▸ **AVAILABLE DATA**

^^^^

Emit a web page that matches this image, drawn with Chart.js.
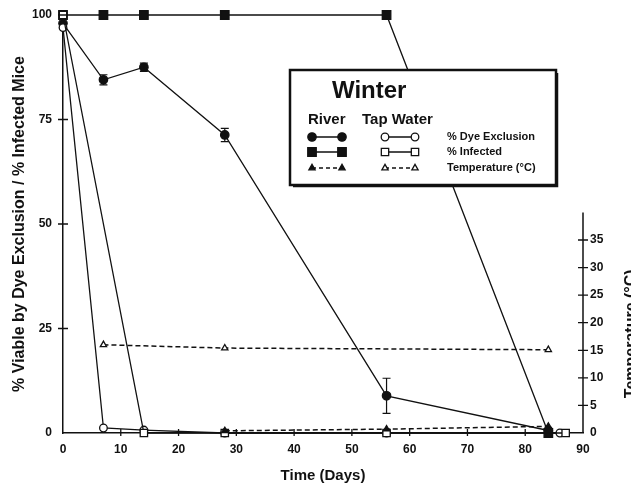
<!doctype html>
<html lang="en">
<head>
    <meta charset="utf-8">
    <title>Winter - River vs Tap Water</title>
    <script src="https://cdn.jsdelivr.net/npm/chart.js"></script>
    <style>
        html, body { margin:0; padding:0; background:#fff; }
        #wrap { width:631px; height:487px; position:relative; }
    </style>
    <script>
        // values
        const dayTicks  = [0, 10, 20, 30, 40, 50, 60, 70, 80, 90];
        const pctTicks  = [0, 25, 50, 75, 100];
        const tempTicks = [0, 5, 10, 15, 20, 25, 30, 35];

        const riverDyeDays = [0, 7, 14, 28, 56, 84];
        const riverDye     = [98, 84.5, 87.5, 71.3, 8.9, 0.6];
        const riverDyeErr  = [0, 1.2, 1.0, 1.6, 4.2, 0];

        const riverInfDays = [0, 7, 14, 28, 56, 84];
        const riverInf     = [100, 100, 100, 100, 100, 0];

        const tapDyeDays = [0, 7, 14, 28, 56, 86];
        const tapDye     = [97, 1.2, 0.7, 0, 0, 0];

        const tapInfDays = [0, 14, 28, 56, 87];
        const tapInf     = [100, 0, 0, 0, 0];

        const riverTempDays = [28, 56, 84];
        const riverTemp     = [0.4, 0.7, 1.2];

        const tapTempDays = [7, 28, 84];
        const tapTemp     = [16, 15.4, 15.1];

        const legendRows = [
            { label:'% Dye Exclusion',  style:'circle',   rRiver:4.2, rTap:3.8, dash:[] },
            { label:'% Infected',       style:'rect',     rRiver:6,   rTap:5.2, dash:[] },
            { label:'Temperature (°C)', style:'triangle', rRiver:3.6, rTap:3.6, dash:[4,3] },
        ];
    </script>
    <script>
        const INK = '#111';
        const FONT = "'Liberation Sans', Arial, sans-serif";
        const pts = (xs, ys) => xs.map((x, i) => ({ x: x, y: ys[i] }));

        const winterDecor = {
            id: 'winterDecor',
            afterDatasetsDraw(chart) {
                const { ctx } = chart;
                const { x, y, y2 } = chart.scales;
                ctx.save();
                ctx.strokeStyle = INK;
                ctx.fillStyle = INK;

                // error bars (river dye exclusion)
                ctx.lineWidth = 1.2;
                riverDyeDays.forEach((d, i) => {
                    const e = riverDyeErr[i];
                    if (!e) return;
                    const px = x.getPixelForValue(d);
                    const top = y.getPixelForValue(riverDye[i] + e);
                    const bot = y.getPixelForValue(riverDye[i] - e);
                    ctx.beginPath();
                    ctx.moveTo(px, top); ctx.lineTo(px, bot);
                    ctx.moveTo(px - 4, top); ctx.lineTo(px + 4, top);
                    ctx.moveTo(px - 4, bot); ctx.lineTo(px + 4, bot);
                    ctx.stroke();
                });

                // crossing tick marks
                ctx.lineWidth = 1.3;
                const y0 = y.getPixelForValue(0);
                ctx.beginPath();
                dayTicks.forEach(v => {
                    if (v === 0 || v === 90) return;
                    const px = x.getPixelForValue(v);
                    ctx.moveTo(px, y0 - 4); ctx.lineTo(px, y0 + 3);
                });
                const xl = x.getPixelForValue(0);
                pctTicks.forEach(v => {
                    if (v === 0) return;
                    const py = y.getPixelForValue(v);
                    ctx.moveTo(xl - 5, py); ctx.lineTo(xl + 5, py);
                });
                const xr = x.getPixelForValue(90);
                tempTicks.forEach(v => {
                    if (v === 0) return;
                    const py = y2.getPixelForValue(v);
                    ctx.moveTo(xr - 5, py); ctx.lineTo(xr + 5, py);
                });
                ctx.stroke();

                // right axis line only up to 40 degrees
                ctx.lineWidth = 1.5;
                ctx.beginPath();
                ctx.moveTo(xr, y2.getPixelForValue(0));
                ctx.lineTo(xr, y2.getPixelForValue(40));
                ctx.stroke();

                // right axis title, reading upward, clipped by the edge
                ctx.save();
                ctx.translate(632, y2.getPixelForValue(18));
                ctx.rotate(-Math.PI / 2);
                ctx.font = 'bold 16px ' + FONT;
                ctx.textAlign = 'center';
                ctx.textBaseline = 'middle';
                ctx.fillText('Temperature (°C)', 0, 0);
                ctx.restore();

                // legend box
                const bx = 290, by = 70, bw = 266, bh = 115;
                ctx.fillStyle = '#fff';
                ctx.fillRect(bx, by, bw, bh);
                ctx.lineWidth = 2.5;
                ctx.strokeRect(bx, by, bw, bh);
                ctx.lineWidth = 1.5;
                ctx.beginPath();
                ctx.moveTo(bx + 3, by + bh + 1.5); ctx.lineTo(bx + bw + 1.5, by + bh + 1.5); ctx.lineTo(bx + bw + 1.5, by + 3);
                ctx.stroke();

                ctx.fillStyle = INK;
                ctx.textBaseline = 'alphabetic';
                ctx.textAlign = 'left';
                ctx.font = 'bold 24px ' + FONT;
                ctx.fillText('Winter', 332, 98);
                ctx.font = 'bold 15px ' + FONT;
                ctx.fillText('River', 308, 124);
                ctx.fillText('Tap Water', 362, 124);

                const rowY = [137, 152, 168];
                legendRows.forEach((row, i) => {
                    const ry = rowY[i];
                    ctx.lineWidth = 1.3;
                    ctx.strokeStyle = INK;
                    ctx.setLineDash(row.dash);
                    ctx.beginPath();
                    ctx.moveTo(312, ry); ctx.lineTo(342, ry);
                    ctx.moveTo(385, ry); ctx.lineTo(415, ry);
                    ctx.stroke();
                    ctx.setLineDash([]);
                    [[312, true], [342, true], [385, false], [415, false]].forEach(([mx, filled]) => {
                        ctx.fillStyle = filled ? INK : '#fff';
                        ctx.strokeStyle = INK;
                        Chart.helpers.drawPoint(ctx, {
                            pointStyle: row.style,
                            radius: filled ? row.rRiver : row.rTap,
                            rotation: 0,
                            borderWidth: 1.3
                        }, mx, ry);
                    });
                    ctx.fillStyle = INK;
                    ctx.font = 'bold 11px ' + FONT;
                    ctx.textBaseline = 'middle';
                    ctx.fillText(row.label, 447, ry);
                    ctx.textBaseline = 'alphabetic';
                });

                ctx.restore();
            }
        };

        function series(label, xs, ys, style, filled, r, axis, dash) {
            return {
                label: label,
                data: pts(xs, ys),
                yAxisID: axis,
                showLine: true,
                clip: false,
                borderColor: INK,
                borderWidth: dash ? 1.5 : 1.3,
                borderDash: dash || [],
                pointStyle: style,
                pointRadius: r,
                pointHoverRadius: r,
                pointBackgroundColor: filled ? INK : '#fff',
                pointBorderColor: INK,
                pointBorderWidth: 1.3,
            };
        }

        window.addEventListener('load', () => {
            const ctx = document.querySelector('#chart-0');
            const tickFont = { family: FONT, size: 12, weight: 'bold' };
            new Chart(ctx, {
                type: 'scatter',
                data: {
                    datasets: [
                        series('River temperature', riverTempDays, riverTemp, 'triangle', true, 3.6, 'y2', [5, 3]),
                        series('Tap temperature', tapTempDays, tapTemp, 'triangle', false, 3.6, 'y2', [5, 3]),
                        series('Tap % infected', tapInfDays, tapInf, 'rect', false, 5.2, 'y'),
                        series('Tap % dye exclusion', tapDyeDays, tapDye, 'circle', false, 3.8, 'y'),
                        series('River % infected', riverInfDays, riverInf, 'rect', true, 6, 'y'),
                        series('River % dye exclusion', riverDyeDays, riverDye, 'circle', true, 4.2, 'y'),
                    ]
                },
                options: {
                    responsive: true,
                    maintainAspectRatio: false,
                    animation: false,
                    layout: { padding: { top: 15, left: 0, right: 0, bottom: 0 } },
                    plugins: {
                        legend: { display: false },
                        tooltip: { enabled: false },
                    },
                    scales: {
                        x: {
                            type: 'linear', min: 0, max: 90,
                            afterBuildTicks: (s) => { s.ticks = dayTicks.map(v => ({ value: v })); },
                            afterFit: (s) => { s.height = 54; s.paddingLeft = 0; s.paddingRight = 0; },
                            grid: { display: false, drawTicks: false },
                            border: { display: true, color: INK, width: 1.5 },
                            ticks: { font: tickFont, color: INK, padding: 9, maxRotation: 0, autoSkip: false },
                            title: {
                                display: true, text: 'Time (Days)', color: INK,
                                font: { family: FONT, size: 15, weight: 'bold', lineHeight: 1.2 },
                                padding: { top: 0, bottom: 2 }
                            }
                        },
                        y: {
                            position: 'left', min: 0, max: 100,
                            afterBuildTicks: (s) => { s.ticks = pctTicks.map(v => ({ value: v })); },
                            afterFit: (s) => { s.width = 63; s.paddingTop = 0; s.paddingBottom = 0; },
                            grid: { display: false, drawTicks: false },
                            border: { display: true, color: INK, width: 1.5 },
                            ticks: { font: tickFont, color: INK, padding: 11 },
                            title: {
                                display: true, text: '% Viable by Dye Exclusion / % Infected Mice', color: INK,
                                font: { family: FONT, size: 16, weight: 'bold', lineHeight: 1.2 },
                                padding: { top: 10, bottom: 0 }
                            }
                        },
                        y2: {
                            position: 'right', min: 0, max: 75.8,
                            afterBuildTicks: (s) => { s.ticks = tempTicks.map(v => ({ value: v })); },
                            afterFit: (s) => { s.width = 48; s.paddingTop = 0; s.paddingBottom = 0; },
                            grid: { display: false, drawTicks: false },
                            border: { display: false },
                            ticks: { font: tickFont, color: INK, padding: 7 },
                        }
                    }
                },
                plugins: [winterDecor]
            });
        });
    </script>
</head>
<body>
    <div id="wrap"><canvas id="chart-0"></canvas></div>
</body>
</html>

^^^^

▸ **DIRECTIVE**
Please restate the material above line by line, exactly, beginning at its first line and ending with the line that contains "const pts = (xs, ys)", without any pictures.

▸ **OUTPUT OF THE EXERCISE**
Emit a web page that matches this image, drawn with Chart.js.
<!doctype html>
<html lang="en">
<head>
    <meta charset="utf-8">
    <title>Winter - River vs Tap Water</title>
    <script src="https://cdn.jsdelivr.net/npm/chart.js"></script>
    <style>
        html, body { margin:0; padding:0; background:#fff; }
        #wrap { width:631px; height:487px; position:relative; }
    </style>
    <script>
        // values
        const dayTicks  = [0, 10, 20, 30, 40, 50, 60, 70, 80, 90];
        const pctTicks  = [0, 25, 50, 75, 100];
        const tempTicks = [0, 5, 10, 15, 20, 25, 30, 35];

        const riverDyeDays = [0, 7, 14, 28, 56, 84];
        const riverDye     = [98, 84.5, 87.5, 71.3, 8.9, 0.6];
        const riverDyeErr  = [0, 1.2, 1.0, 1.6, 4.2, 0];

        const riverInfDays = [0, 7, 14, 28, 56, 84];
        const riverInf     = [100, 100, 100, 100, 100, 0];

        const tapDyeDays = [0, 7, 14, 28, 56, 86];
        const tapDye     = [97, 1.2, 0.7, 0, 0, 0];

        const tapInfDays = [0, 14, 28, 56, 87];
        const tapInf     = [100, 0, 0, 0, 0];

        const riverTempDays = [28, 56, 84];
        const riverTemp     = [0.4, 0.7, 1.2];

        const tapTempDays = [7, 28, 84];
        const tapTemp     = [16, 15.4, 15.1];

        const legendRows = [
            { label:'% Dye Exclusion',  style:'circle',   rRiver:4.2, rTap:3.8, dash:[] },
            { label:'% Infected',       style:'rect',     rRiver:6,   rTap:5.2, dash:[] },
            { label:'Temperature (°C)', style:'triangle', rRiver:3.6, rTap:3.6, dash:[4,3] },
        ];
    </script>
    <script>
        const INK = '#111';
        const FONT = "'Liberation Sans', Arial, sans-serif";
        const pts = (xs, ys) => xs.map((x, i) => ({ x: x, y: ys[i] }));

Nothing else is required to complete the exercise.